PALERMO – Saltata l’opzione di un governo balneare, l’alternativa sarà una campagna elettorale sotto l’ombrellone. Le scosse di assestamento dopo lo tsunami causato dalle dimissioni di Mario Draghi si avvertono forti e chiare a tutte le latitudini. Sicilia in testa. E non risparmiano nessuno schieramento. “C’è solo un po’ di nebbia che annuncia il sole, andiamo avanti tranquillamente”, sembrano fischiettare i progressisti alle prese con le presidenziali.
La macchina delle presidenziali va avanti
La macchina non si ferma, l’alleanza tra dem e pentastellati in Sicilia nonostante tutto non è messa in discussione.
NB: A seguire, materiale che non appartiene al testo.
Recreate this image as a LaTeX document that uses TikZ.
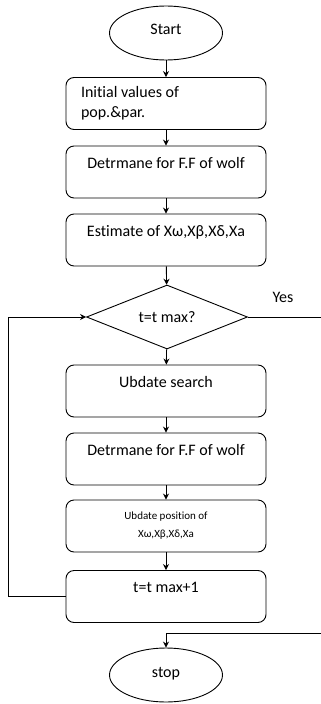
\documentclass[tikz,border=0pt]{standalone}
\usepackage{fontspec}
\setmainfont{Carlito}[Ligatures=NoCommon]
\usetikzlibrary{shapes.geometric,arrows.meta}
\tikzset{
  stepbox/.style={draw, rounded corners=8pt, minimum width=200pt, minimum height=52pt, inner sep=4pt, font=\fontsize{16}{20}\selectfont},
  topbox/.style={stepbox, text height=18pt, text depth=26pt},
  term/.style={draw, ellipse, minimum width=113pt, minimum height=54pt, font=\fontsize{16}{18}\selectfont},
  test/.style={draw, diamond, aspect=2.5, minimum width=161pt, minimum height=64pt, inner sep=0pt, font=\fontsize{16}{18}\selectfont},
  >={Stealth[length=6pt,width=6pt]}
}
\begin{document}
\begin{tikzpicture}[x=1pt,y=-1pt,line width=0.9pt]
\useasboundingbox (0,0) rectangle (321,704);
\node[term, text depth=8pt] (start) at (166,33) {Start};
\node[stepbox, text width=170pt, align=flush left] (init) at (166,103.5) {Initial values of\\pop.\&par.};
\node[topbox] (fit1) at (166,172) {Detrmane for F.F of wolf};
\node[topbox] (est) at (166,240) {Estimate of Xω,Xβ,Xδ,Xa};
\node[test] (cond) at (167,317) {t=t max?};
\node at (283,297) {\fontsize{16}{18}\selectfont Yes};
\node[topbox] (srch) at (166,391) {Ubdate search};
\node[topbox] (fit2) at (166,459) {Detrmane for F.F of wolf};
\node[stepbox, font=\fontsize{11}{18}\selectfont, align=center] (pos) at (166,526) {Ubdate position of\\Xω,Xβ,Xδ,Xa};
\node[topbox] (incr) at (166,596.5) {t=t max+1};
\node[term, text depth=6pt] (stop) at (166,675) {stop};
\coordinate (loop) at (8,317);
\coordinate (yes) at (321,317);
\coordinate (back) at (321,633);
% main flow
\draw[->] (start) -- (init);
\draw[->] (init) -- (fit1);
\draw[->] (fit1) -- (est);
\draw[->] (est) -- (cond);
\draw[->] (cond) -- (srch);
\draw[->] (srch) -- (fit2);
\draw[->] (fit2) -- (pos);
\draw[->] (pos) -- (incr);
% loop back and exit
\draw[->] (incr.west) -| (loop) -- (cond.west);
\draw (cond.east) -- (yes);
\draw[->] (back) -| (stop.north);
\end{tikzpicture}
\end{document}
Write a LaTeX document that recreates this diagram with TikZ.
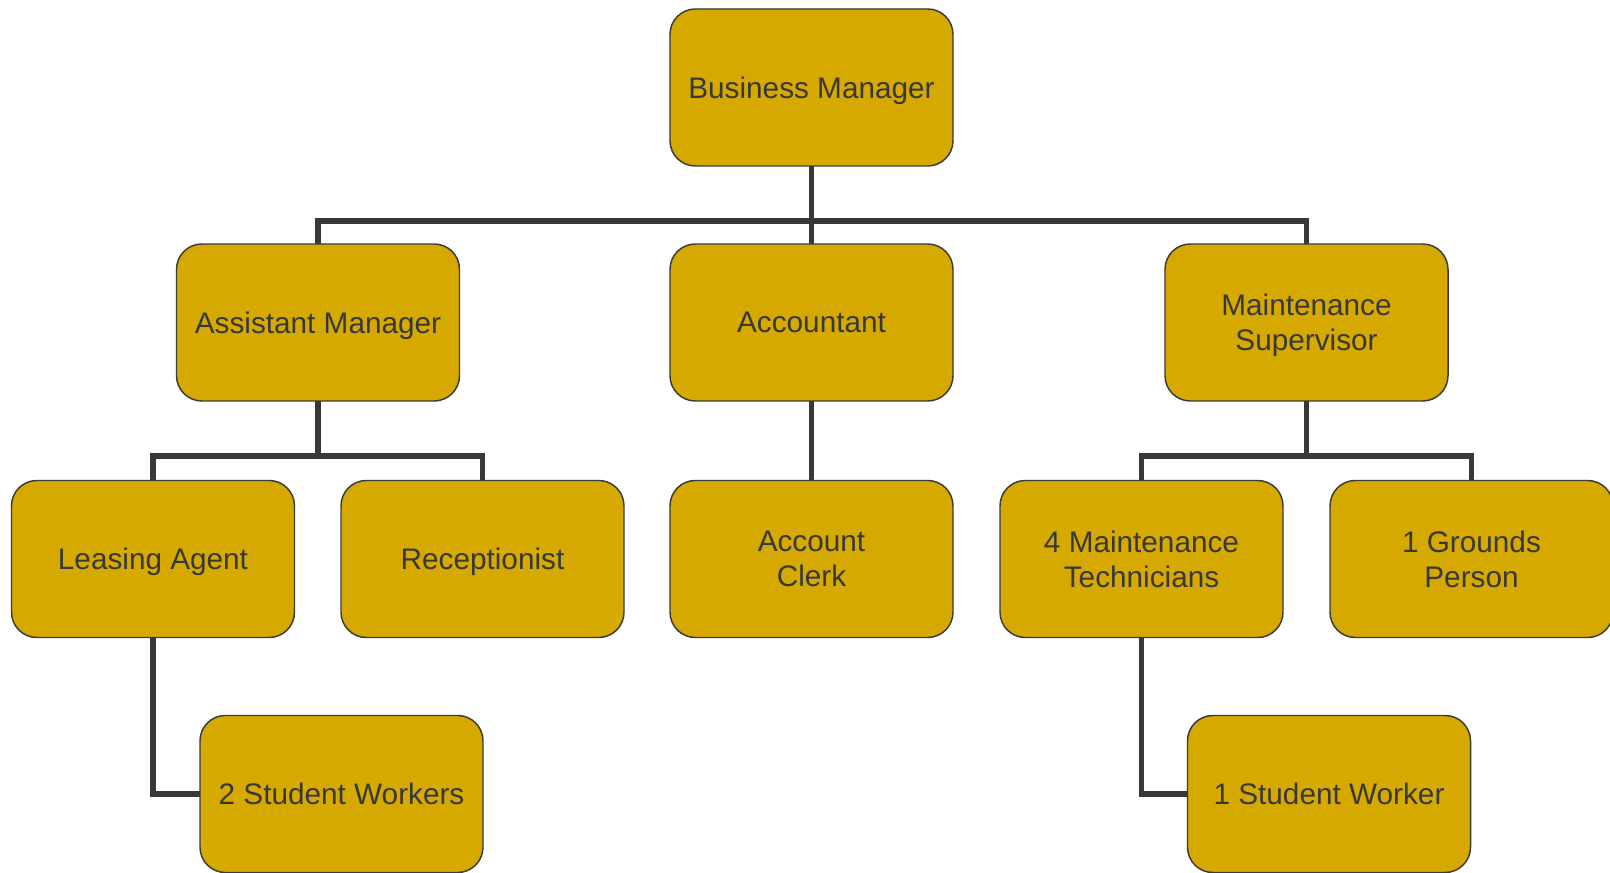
\documentclass[tikz,border=0pt]{standalone}
\usepackage{fontspec}
\setmainfont{Liberation Sans}
\usetikzlibrary{backgrounds}
\definecolor{boxfill}{RGB}{214,169,0}
\definecolor{boxline}{RGB}{58,58,58}
\definecolor{txt}{RGB}{56,56,56}
\definecolor{conn}{RGB}{56,56,56}
\tikzset{
  rolebox/.style={draw=boxline, fill=boxfill, line width=1.1pt, rounded corners=19pt,
    minimum width=212.25pt, minimum height=117.75pt, inner sep=0pt, outer sep=0pt,
    text depth=0pt, align=center, text=txt, font=\fontsize{22.3}{26}\selectfont},
  link/.style={draw=conn, line width=3.9pt, line join=miter}
}
\begin{document}
\begin{tikzpicture}[x=0.75pt,y=-0.75pt]
\useasboundingbox (0,0) rectangle (1610,873);
\node[rolebox] (bm) at (811.5,87.5) {Business Manager};
\node[rolebox] (am) at (318,322.5) {Assistant Manager};
\node[rolebox] (acc) at (811.5,322.5) {Accountant};
\node[rolebox] (ms) at (1306.5,322.5) {Maintenance\\Supervisor};
\node[rolebox] (la) at (153,559) {Leasing Agent};
\node[rolebox] (rec) at (482.5,559) {Receptionist};
\node[rolebox] (ac) at (811.5,559) {Account\\Clerk};
\node[rolebox] (mt) at (1141.5,559) {4 Maintenance\\Technicians};
\node[rolebox] (gp) at (1471.5,559) {1 Grounds\\Person};
\node[rolebox] (sw2) at (341.5,794) {2 Student Workers};
\node[rolebox] (sw1) at (1329,794) {1 Student Worker};
\coordinate (b1) at (811.5,221);
\coordinate (b2) at (318,456);
\coordinate (b3) at (1306.5,456);
\begin{scope}[on background layer]
\draw[link] (bm.south) -- (acc.north);
\draw[link] (am.north) |- (b1) -| (ms.north);
\draw[link] (am.south) -- (b2);
\draw[link] (la.north) |- (b2) -| (rec.north);
\draw[link] (acc.south) -- (ac.north);
\draw[link] (ms.south) -- (b3);
\draw[link] (mt.north) |- (b3) -| (gp.north);
\draw[link] (la.south) |- (sw2.west);
\draw[link] (mt.south) |- (sw1.west);
\end{scope}
\end{tikzpicture}
\end{document}
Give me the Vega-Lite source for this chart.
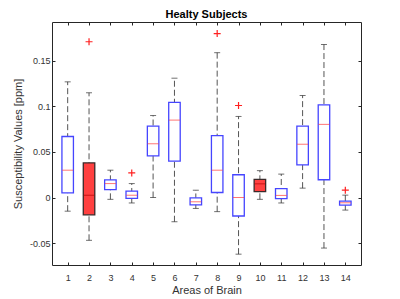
{
  "$schema": "https://vega.github.io/schema/vega-lite/v6.json",
  "width": 309,
  "height": 243,
  "autosize": {"type": "none"},
  "padding": {"left": 52, "top": 22, "right": 39, "bottom": 34},
  "background": "white",
  "title": {"text": "Healty Subjects", "fontSize": 11, "fontWeight": "bold", "font": "Liberation Sans", "color": "#000000", "offset": 2},
  "config": {
    "view": {"stroke": "#262626", "strokeWidth": 1},
    "axis": {
      "domain": false,
      "grid": false,
      "tickSize": -3,
      "tickColor": "#262626",
      "labelFont": "Liberation Sans",
      "labelFontSize": 9,
      "labelColor": "#333333",
      "titleFont": "Liberation Sans",
      "titleFontSize": 11,
      "titleFontWeight": "normal",
      "titleColor": "#333333"
    }
  },
  "datasets": {
    "boxes": [
      {"area": 1, "lo": -0.015, "q1": 0.005, "med": 0.030, "q3": 0.067, "hi": 0.127, "filled": "no"},
      {"area": 2, "lo": -0.047, "q1": -0.019, "med": 0.0025, "q3": 0.038, "hi": 0.115, "filled": "yes"},
      {"area": 3, "lo": -0.002, "q1": 0.0086, "med": 0.0153, "q3": 0.0193, "hi": 0.030, "filled": "no"},
      {"area": 4, "lo": -0.006, "q1": -0.001, "med": 0.0025, "q3": 0.007, "hi": 0.0153, "filled": "no"},
      {"area": 5, "lo": 0.0, "q1": 0.0458, "med": 0.059, "q3": 0.0783, "hi": 0.090, "filled": "no"},
      {"area": 6, "lo": -0.0266, "q1": 0.040, "med": 0.085, "q3": 0.1044, "hi": 0.131, "filled": "no"},
      {"area": 7, "lo": -0.012, "q1": -0.008, "med": -0.0047, "q3": -0.0003, "hi": 0.008, "filled": "no"},
      {"area": 8, "lo": -0.0155, "q1": 0.0055, "med": 0.030, "q3": 0.068, "hi": 0.159, "filled": "no"},
      {"area": 9, "lo": -0.0622, "q1": -0.0203, "med": 0.0, "q3": 0.025, "hi": 0.089, "filled": "no"},
      {"area": 10, "lo": -0.002, "q1": 0.0064, "med": 0.015, "q3": 0.020, "hi": 0.0295, "filled": "yes"},
      {"area": 11, "lo": -0.006, "q1": -0.0013, "med": 0.0023, "q3": 0.0097, "hi": 0.0257, "filled": "no"},
      {"area": 12, "lo": 0.0103, "q1": 0.0358, "med": 0.0585, "q3": 0.0783, "hi": 0.112, "filled": "no"},
      {"area": 13, "lo": -0.0555, "q1": 0.0195, "med": 0.0803, "q3": 0.1018, "hi": 0.168, "filled": "no"},
      {"area": 14, "lo": -0.0138, "q1": -0.0084, "med": -0.0058, "q3": -0.004, "hi": 0.0026, "filled": "no"}
    ],
    "outliers": [
      {"area": 2, "value": 0.171},
      {"area": 4, "value": 0.027},
      {"area": 8, "value": 0.180},
      {"area": 9, "value": 0.101},
      {"area": 14, "value": 0.008}
    ]
  },
  "layer": [
    {
      "data": {"name": "boxes"},
      "mark": {"type": "rule", "color": "#555555", "strokeWidth": 1, "strokeDash": [6, 3]},
      "encoding": {
        "x": {"field": "area", "type": "quantitative", "scale": {"domain": [0.5, 14.5], "nice": false, "zero": false},
          "axis": {"orient": "bottom", "values": [1,2,3,4,5,6,7,8,9,10,11,12,13,14], "labelPadding": 11, "title": "Areas of Brain", "titlePadding": 2}},
        "y": {"field": "lo", "type": "quantitative", "scale": {"domain": [-0.0741, 0.1927], "nice": false, "zero": false},
          "axis": {"orient": "left", "values": [-0.05, 0, 0.05, 0.1, 0.15], "labelPadding": 5, "labelExpr": "replace(format(datum.value, '~g'), '\u2212', '-')", "title": "Susceptibility Values [ppm]", "titlePadding": 6}},
        "y2": {"field": "hi"}
      }
    },
    {
      "data": {"name": "boxes"},
      "mark": {"type": "tick", "orient": "horizontal", "size": 6, "thickness": 1, "color": "#333333"},
      "encoding": {
        "x": {"field": "area", "type": "quantitative", "axis": null},
        "y": {"field": "lo", "type": "quantitative", "axis": null}
      }
    },
    {
      "data": {"name": "boxes"},
      "mark": {"type": "tick", "orient": "horizontal", "size": 6, "thickness": 1, "color": "#333333"},
      "encoding": {
        "x": {"field": "area", "type": "quantitative", "axis": null},
        "y": {"field": "hi", "type": "quantitative", "axis": null}
      }
    },
    {
      "data": {"name": "boxes"},
      "mark": {"type": "bar", "width": 11.5, "strokeWidth": 1.3},
      "encoding": {
        "x": {"field": "area", "type": "quantitative", "axis": null},
        "y": {"field": "q1", "type": "quantitative", "axis": null},
        "y2": {"field": "q3"},
        "fill": {"field": "filled", "type": "nominal", "scale": {"domain": ["no", "yes"], "range": ["#ffffff", "#ff4040"]}, "legend": null},
        "stroke": {"field": "filled", "type": "nominal", "scale": {"domain": ["no", "yes"], "range": ["#4545ff", "#3a2a2a"]}, "legend": null}
      }
    },
    {
      "data": {"name": "boxes"},
      "mark": {"type": "tick", "orient": "horizontal", "size": 11, "thickness": 1},
      "encoding": {
        "x": {"field": "area", "type": "quantitative", "axis": null},
        "y": {"field": "med", "type": "quantitative", "axis": null},
        "color": {"field": "filled", "type": "nominal", "scale": {"domain": ["no", "yes"], "range": ["#ff3a3a", "#b00000"]}, "legend": null}
      }
    },
    {
      "data": {"name": "outliers"},
      "mark": {"type": "point", "shape": "M-1,0H1M0,-1V1", "size": 49, "filled": false, "stroke": "#ff2020", "strokeWidth": 1.2, "opacity": 1},
      "encoding": {
        "x": {"field": "area", "type": "quantitative",
          "axis": {"orient": "top", "values": [1,2,3,4,5,6,7,8,9,10,11,12,13,14], "labels": false, "title": null}},
        "y": {"field": "value", "type": "quantitative",
          "axis": {"orient": "right", "values": [-0.05, 0, 0.05, 0.1, 0.15], "labels": false, "title": null}}
      }
    }
  ],
  "resolve": {"axis": {"x": "independent", "y": "independent"}}
}
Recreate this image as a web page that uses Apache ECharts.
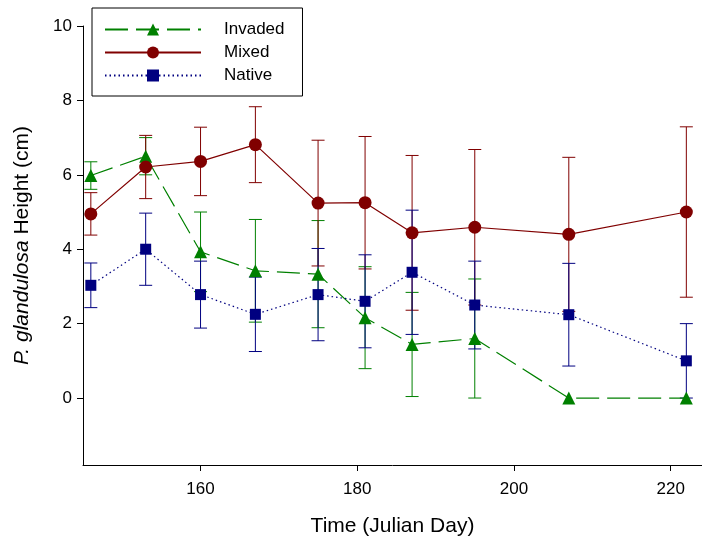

Anthony Barbagallo e Nuccio Di Paola confermano che si va avanti (al netto delle scintille tra Claudio Fava e Giancarlo Cancelleri e salvo soprese dell’ultima ora). Sabato si vota e le registrazioni, a poche ore dalla chiusura della piattaforma, toccano quota 36000. Il Pd, tirato dalla giacca da vari attori politici centristi (calendiani, renziani e boniniani), va dritto per la sua strada e stasera a Catania chiuderà la campagna elettorale di Caterina Chinnici. Restano, al momento, cucite le bocche degli esponenti delle correnti di minoranza. Nessuna voce si leva da Base Riformista. Gli orfiniani di Left Wing non si sbilanciano. “Prendo atto della decisione di proseguire e mi comporterò di conseguenza”, commenta il deputato ed ex segretario regionale del Pd Fausto Raciti. Il deputato Erasmo Palazzotto, dem di seconda generazione, chiude la porta a Faraone. “Matteo Renzi e Italia Viva invece di preoccuparsi di cosa farà il Partito democratico in Sicilia, si occupino della coalizione con cui governano a Palermo. Da chi è in giunta con FdI non accettiamo lezioni”, risponde.
Il voto anticipato e gli scenari: caos nel centrodestra
Il voto anticipato (con la data del 25 settembre in pole position) tuttavia non potrà non avere effetti sullo scenario politico siciliano soprattutto se dovesse andare in porto “la pazza idea” election day (ipotesi al vaglio del presidente Musumeci che potrebbe decidere di dimettersi). Questa ipotesi sta già accelerando le grandi manovre interne al centrodestra che domani si riunirà per un vertice regionale chiamato a trovare la quadra sul bis di Musumeci. Le vicende romane compattano la coalizione sì, ma i malpancisti assicurano di essere pronti a fare ai meloniani (ammansiti dal gradito regalo del tutti a casa confezionato da Lega e Forza Italia) una proposta che non si può rifiutare. La concomitanza degli appuntamenti elettorali consentirebbe a Musumeci anche una exit strategy romana più che onorevole, o almeno così sperano gli alleati riottosi. Forse anche per questo i coordinatori di Fratelli d’Italia, Giampiero Cannella e Salvo Pogliese, imboccano la strada della prudenza chiedendo a Miccichè di rinviare tutto dopo la riunione del tavolo nazionale, “perché con senso di responsabilità si affrontino gli scenari in un quadro globale, senza litigiosità e senza correre il rischio di fughe in avanti”. Le elezioni anticipate inoltre consentirebbero di ripescare un po’ di nomi e poltrone (al netto del taglio dei parlamentari causato dal referendum) e di ridisegnare anche la geografia degli amministratori locali (con tanti sindaci che potrebbero optare per un seggio romano). Resta il punto di domanda sulle future alleanze del Pd dopo la rottura a livello nazionale con i pentastellati e la collocazione della galassia liberale sullo scacchiere romano. Insomma, siamo appena all’inizio.